David Griffin of IGN rated the episode with a 7 out of 10, praised the character development for the characters as well as Starr's performance, considering that his character Homelander steals the show by successfully creating tension and suspense for the episode. However, he also criticized the way Queen Maeve's storyline was handled as he considered it didn't carry much weight to the main narrative by stating that "her plot in Season 2 involving her forceful "coming out" as a lesbian and subsequent drama with her girlfriend is a bit lackluster. Perhaps Maeve will chart her own course in the future, but for now, it's sad to see her being pushed around by Vought like a pawn." With a rating of 3 stars out of 5 for his review at Vulture, Brian Tallerico criticized the decision of suddenly making Homelander and Stormfront, when the former hated the latter so much in the previous episodes to which he deemed very predictable.
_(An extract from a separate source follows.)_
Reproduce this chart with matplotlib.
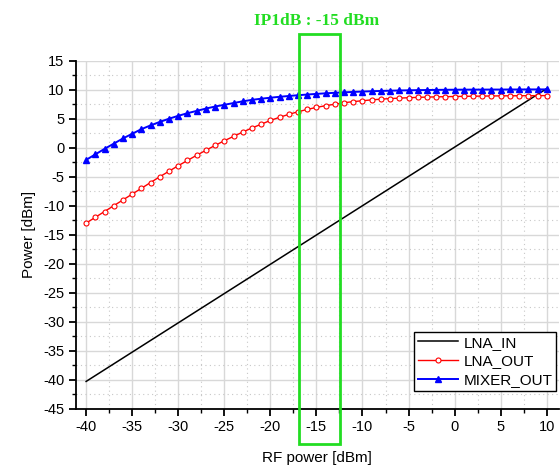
import matplotlib
matplotlib.use("Agg")
import matplotlib.pyplot as plt
from matplotlib.ticker import MultipleLocator
from matplotlib.patches import Rectangle

plt.rcParams['font.family'] = ['Liberation Sans', 'DejaVu Sans']
plt.rcParams['axes.unicode_minus'] = False

rf_power = list(range(-40, 11))

lna_in = [-40.3, -39.29, -38.28, -37.27, -36.26, -35.25, -34.24, -33.23, -32.22, -31.21,
          -30.2, -29.19, -28.18, -27.17, -26.16, -25.15, -24.14, -23.13, -22.12, -21.11,
          -20.1, -19.09, -18.08, -17.07, -16.06, -15.05, -14.04, -13.03, -12.02, -11.01,
          -10.0, -8.99, -7.98, -6.97, -5.96, -4.95, -3.94, -2.93, -1.92, -0.91,
          0.1, 1.11, 2.12, 3.13, 4.14, 5.15, 6.16, 7.17, 8.18, 9.19, 10.2]

lna_out = [-13.0, -12.0, -11.0, -10.0, -9.0, -8.0, -7.0, -6.0, -5.0, -4.05,
           -3.1, -2.2, -1.3, -0.45, 0.4, 1.2, 1.95, 2.7, 3.4, 4.05,
           4.7, 5.25, 5.75, 6.2, 6.6, 6.95, 7.25, 7.5, 7.75, 7.95,
           8.1, 8.25, 8.37, 8.47, 8.55, 8.62, 8.68, 8.73, 8.77, 8.8,
           8.83, 8.86, 8.88, 8.9, 8.92, 8.94, 8.95, 8.96, 8.97, 8.98, 8.99]

mixer_out = [-2.1, -1.15, -0.2, 0.7, 1.6, 2.4, 3.2, 3.85, 4.45, 5.0,
             5.5, 5.95, 6.35, 6.75, 7.1, 7.4, 7.7, 8.0, 8.25, 8.45,
             8.62, 8.78, 8.92, 9.05, 9.17, 9.28, 9.38, 9.47, 9.55, 9.62,
             9.68, 9.74, 9.79, 9.83, 9.87, 9.9, 9.93, 9.95, 9.97, 9.99,
             10.0, 10.01, 10.02, 10.02, 10.03, 10.03, 10.04, 10.04, 10.05, 10.05, 10.06]

series_names = ["LNA_IN", "LNA_OUT", "MIXER_OUT"]
title_text = "IP1dB : -15 dBm"
x_label = "RF power [dBm]"
y_label = "Power [dBm]"
ip1db_band = (-16.9, -12.4)

fig = plt.figure(figsize=(5.6, 4.66), dpi=100)
ax = fig.add_axes([0.1357, 0.123, 0.862, 0.7467])

ax.plot(rf_power, lna_in, color='black', lw=1.1, label=series_names[0])
ax.plot(rf_power, lna_out, color='red', lw=1.0, marker='o', ms=3.6,
        mfc='white', mec='red', mew=0.8, label=series_names[1])
ax.plot(rf_power, mixer_out, color='blue', lw=1.4, marker='^', ms=4.2,
        mfc='blue', mec='blue', label=series_names[2])

ax.set_xlim(-41.1, 11.3)
ax.set_ylim(-45, 15)
ax.xaxis.set_major_locator(MultipleLocator(5))
ax.xaxis.set_minor_locator(MultipleLocator(2.5))
ax.yaxis.set_major_locator(MultipleLocator(5))
ax.yaxis.set_minor_locator(MultipleLocator(2.5))
ax.grid(which='major', color='#d8d8d8', lw=1.0, ls='-')
ax.grid(which='minor', color='#c8c8c8', lw=0.8, ls=(0, (1, 3)))
ax.set_axisbelow(True)

for s in ['top', 'right']:
    ax.spines[s].set_visible(False)
for s in ['left', 'bottom']:
    ax.spines[s].set_linewidth(1.3)
ax.tick_params(which='major', direction='out', length=5, width=1.3, labelsize=10.5, colors='black')
ax.tick_params(which='minor', direction='out', length=3, width=1.0)

ax.set_xlabel(x_label, fontsize=11, labelpad=12)
ax.set_ylabel(y_label, fontsize=11, labelpad=5)

rect = Rectangle((ip1db_band[0], -51.1), ip1db_band[1] - ip1db_band[0], 70.7,
                 fill=False, edgecolor='#22dd22', lw=2.0, clip_on=False, zorder=5)
ax.add_patch(rect)
ax.text((ip1db_band[0] + ip1db_band[1]) / 2 - 0.3, 20.5, title_text, color='#22dd22',
        fontsize=12.5, fontweight='bold', family=['Liberation Serif', 'DejaVu Serif'],
        ha='center', va='bottom', clip_on=False)

leg = ax.legend(loc='upper left', bbox_to_anchor=(414 / 560, 1 - 332 / 466),
                bbox_transform=fig.transFigure, fontsize=11, frameon=True,
                fancybox=False, edgecolor='black', framealpha=1,
                handlelength=2.6, borderpad=0.25, labelspacing=0.3,
                handletextpad=0.4, borderaxespad=0)
leg.get_frame().set_linewidth(1.0)

fig.savefig('out.png', dpi=100)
While he deemed the episode to be the worst of the season, he praised Homelander scene at the rally considering it the best scene by stating that "in the episode's most shocking beat, his eyes turn red, and he lasers everyone in the plaza. Imagine if that weren't just a fantasy. Imagine if Homelander did become a supervillain." Nich Schager from Entertainment Weekly, praised the decision to make both characters Billy Butcher and Homelander to suffer a downfall as it shows the importance of having a friend to help us out in the moments of danger. He also noted to make Hughie similar to Butcher's younger brother which explains the fondness that the latter has towards the former and reinforces the bromance of both characters.